Tom, Dick & Harry Creative Co.
- Industry: Advertising
- Founded: 2002; 24 years ago
- Headquarters: Chicago, Illinois

= Tom, Dick & Harry Creative Co. =

American advertising agency

Tom, Dick & Harry Creative, Co. is an American advertising agency in Chicago, Illinois that creates integrated marketing communications programs for both businesses and not-for-profit organizations.

==Overview==
The 25-person firm was founded in 2002 and has worked for a long list of diverse clients including Bally Total Fitness, Moosehead Beer, Nike, The Evangelical Lutheran Church in America, National PTA, National Geographic Channel and Chicago Bulls but arguably is best known for the highly successful launch of the Big Ten Network (BTN) in 2007. BTN, a joint venture between Fox Sports and the Big Ten Conference, was the first-ever television network to achieve 30 million subscribers in its first 90 days of operation.
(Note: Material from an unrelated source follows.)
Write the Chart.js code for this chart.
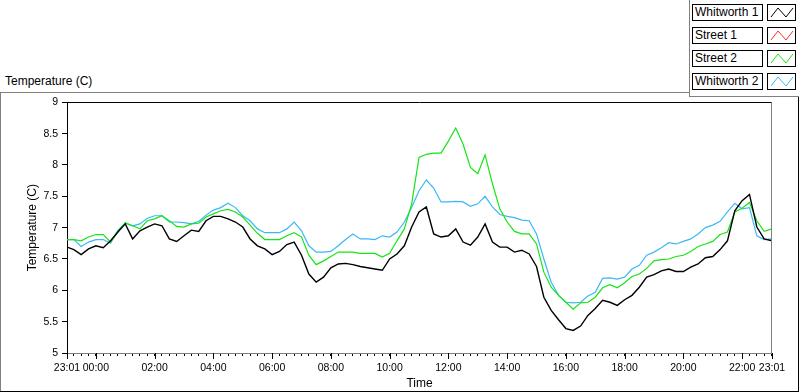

Former Chicago Sun-Times marketing and media columnist, Lewis Lazare, then writing for ReelChicago.com, referred to Tom, Dick & Harry as one of Chicago's "top agencies."

==Naming==
The firm's whimsical name is taken from the 1963 Hollywood film, The Great Escape. The film is based on the true story of prisoners of war at Stalag Luft III in Western Poland during World War II who gave the code names "Tom", "Dick" and "Harry" to three escape tunnels. Agency founders, Bob Volkman, Michael Herlehy and David Yang likened The Great Escape to their personal escapes from big, bureaucratic agencies on Chicago's advertising agency row, Michigan Avenue.

==Business==
Despite the fact that the agency's first twelve years of operation have coincided almost perfectly with the worst American economy since the Great Depression the agency has prospered and was dubbed "The little agency that can perform even in the toughest of times" by Chicago Sun-Times columnist Lewis Lazare. The agency has been recently recognized by the Professional Golf Association for its golf-related public service television announcement for Special Olympics and for the design of its own website and office space. The agency also recently served as creative and production consultant to the producers of "Our Longest Drive" a six-episode series which premiered on Golf Channel Tuesday, October 16, 2012. In 2013 the agency acquired its first international client, Artizone, Inc. based near Tel Aviv, Israel. Artizone.com allows consumers to shop local artisan food stores, place an order and have it home delivered on the same or next day. Artizone is currently operating in Chicago and Dallas with ambitious growth plans in the U.S. and major cities throughout the world.